BETA

Hurricanes, flooding and resilience: Celebrating 18 years of the Baton Rouge temple

The Baton Rouge Louisiana Temple has seen a lot since its dedication 18 years ago.

The announcement of the temple at the October 1998 general conference came just months after President Hinckley's announcement to build smaller temples. It was one of the intial 30 announced and was an answer to members' prayers in an area where Church history dates back to 1841. At the time, two members mailed $10 to Joseph Smith, telling him there was a small branch in the area and requested that an elder be sent.

More than 4,600 attended the four-session dedication by President Gordon B. Hinckley on June 16, 2000.

During the temple dedication, Ole L. Christensen, a local temple coordinator, was one among many who called it a "house of refuge."

"When confronted with the snares and entanglements of this life we are grateful for this temple as a place of refuge, of safety, of serenity and peace," he said.

That sentiment would become quite literal when, just five years later, the area was hit by Hurricane Katrina. The category five hurricane had a final death toll of 1,836 and left major parts of Louisiana and Mississippi devastated.

Miraculously, the temple was unharmed by the storm. Latter-day Saints in the area were accounted for, with many having lost everything. Frances Drake, a widow, had just returned from serving a mission and made several home renovations, only to have everything submerged in the floods. The stake center adjacent to the temple became a safe place for many who were displaced.

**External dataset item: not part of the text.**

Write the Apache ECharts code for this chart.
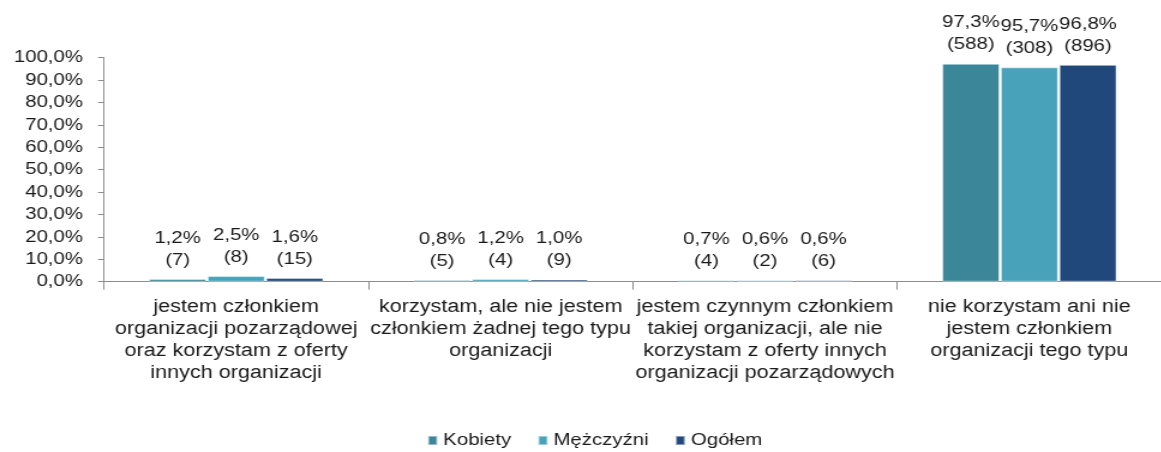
<!DOCTYPE html>
<html><head><meta charset="utf-8">
<script src="https://cdn.jsdelivr.net/npm/echarts@6/dist/echarts.min.js"></script>
<style>
html,body{margin:0;padding:0;background:#fff;overflow:hidden;width:1161px;height:452px}
#c{width:967.5px;height:452px;transform:scaleX(1.2);transform-origin:0 0}
</style>
</head><body><div id="c"></div>
<script>
const categories = [
  "jestem członkiem\norganizacji pozarządowej\noraz korzystam z oferty\ninnych organizacji",
  "korzystam, ale nie jestem\nczłonkiem żadnej tego typu\norganizacji",
  "jestem czynnym członkiem\ntakiej organizacji, ale nie\nkorzystam z oferty innych\norganizacji pozarządowych",
  "nie korzystam ani nie\njestem członkiem\norganizacji tego typu"
];
const seriesNames = ["Kobiety", "Mężczyźni", "Ogółem"];
const kobiety = [1.2, 0.8, 0.7, 97.3];
const kobietyN = [7, 5, 4, 588];
const mezczyzni = [2.5, 1.2, 0.6, 95.7];
const mezczyzniN = [8, 4, 2, 308];
const ogolem = [1.6, 1.0, 0.6, 96.8];
const ogolemN = [15, 9, 6, 896];
const yTicks = [0, 10, 20, 30, 40, 50, 60, 70, 80, 90, 100];

const colors = ["#3B8698", "#48A3BA", "#21487A"];
const font = "Liberation Sans, Arial, sans-serif";
const fmt = v => v.toFixed(1).replace('.', ',') + '%';
const SX = 1.2;

function mk(name, vals, counts, color) {
  return {
    name, type: 'bar', data: vals,
    barCategoryGap: '34%', barGap: '2%',
    itemStyle: { color, borderColor: 'rgba(255,255,255,0.45)', borderWidth: 1 },
    label: {
      show: true, position: 'top', distance: 8,
      fontFamily: font, fontSize: 17, color: '#1a1a1a', lineHeight: 22,
      formatter: p => fmt(p.value) + '\n(' + counts[p.dataIndex] + ')'
    }
  };
}

const chart = echarts.init(document.getElementById('c'), null, { renderer: 'canvas' });
chart.setOption({
  animation: false,
  textStyle: { fontFamily: font },
  legend: {
    top: 427, left: 421 / SX, itemWidth: 9 / SX, itemHeight: 9, itemGap: 26 / SX,
    icon: 'rect',
    textStyle: { fontFamily: font, fontSize: 17, color: '#1a1a1a', padding: [0, 0, 0, 0] },
    data: seriesNames
  },
  grid: { left: 104 / SX, top: 57.7, width: 1067 / SX, height: 224, containLabel: false },
  xAxis: {
    type: 'category', data: categories,
    axisLine: { lineStyle: { color: '#8c8c8c', width: 1 } },
    axisTick: { show: true, length: 8, alignWithLabel: false, lineStyle: { color: '#8c8c8c' } },
    axisLabel: { interval: 0, margin: 14, fontFamily: font, fontSize: 18, color: '#1a1a1a', lineHeight: 22 }
  },
  yAxis: {
    type: 'value', min: 0, max: 100, interval: 10,
    splitLine: { show: false },
    axisLine: { show: true, lineStyle: { color: '#8c8c8c' } },
    axisTick: { show: true, length: 5, lineStyle: { color: '#8c8c8c' } },
    axisLabel: { margin: 17.5, fontFamily: font, fontSize: 17, color: '#1a1a1a', formatter: v => yTicks.includes(v) ? fmt(v) : '' }
  },
  series: [
    mk(seriesNames[0], kobiety, kobietyN, colors[0]),
    mk(seriesNames[1], mezczyzni, mezczyzniN, colors[1]),
    mk(seriesNames[2], ogolem, ogolemN, colors[2])
  ]
});
</script></body></html>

Members were quick to respond, and a local bishop's storehouse was turned into a command center. Church volunteers from all over the country donated 17,400 days of service and participated in "epic" clean-up efforts.

The temple closed its doors for a few weeks in September 2005 following the storm. When it reopened, temple President V. Kenneth Dutile wasn't sure what to expect.

"We operated on a very slim basis," he told Church News at the time. "Everything was short — both workers and patrons. We had to do whatever we had to do to keep it going."

They kept going. When patrons arrived with damaged temple clothing, workers helped patch things together since the temple had such a small supply of their own. Over the weeks, patrons borrowed less and less until everything had been replaced.

By the beginning of the next year, the temple had to begin putting patrons on standby because too many were arriving.

In 2016 historic flooding hit the area, affecting 146,000 homes in the southern Louisiana area. Members from surrounding states arrived in large numbers to help muck out homes. In total, more than 4,300 arrived to help and used the temple and nearby stake center as a gathering place.

Louisiana Gove. John Bel Edwards said he had "no doubt God sent you here."

The temple closed this year for renovations and is expected to be rededicated next year.

Through 18 years of storms and flooding, the Baton Rouge temple has fulfilled its call as a place of refuge not just for members, but for the whole community, and will continue to do so for years to come.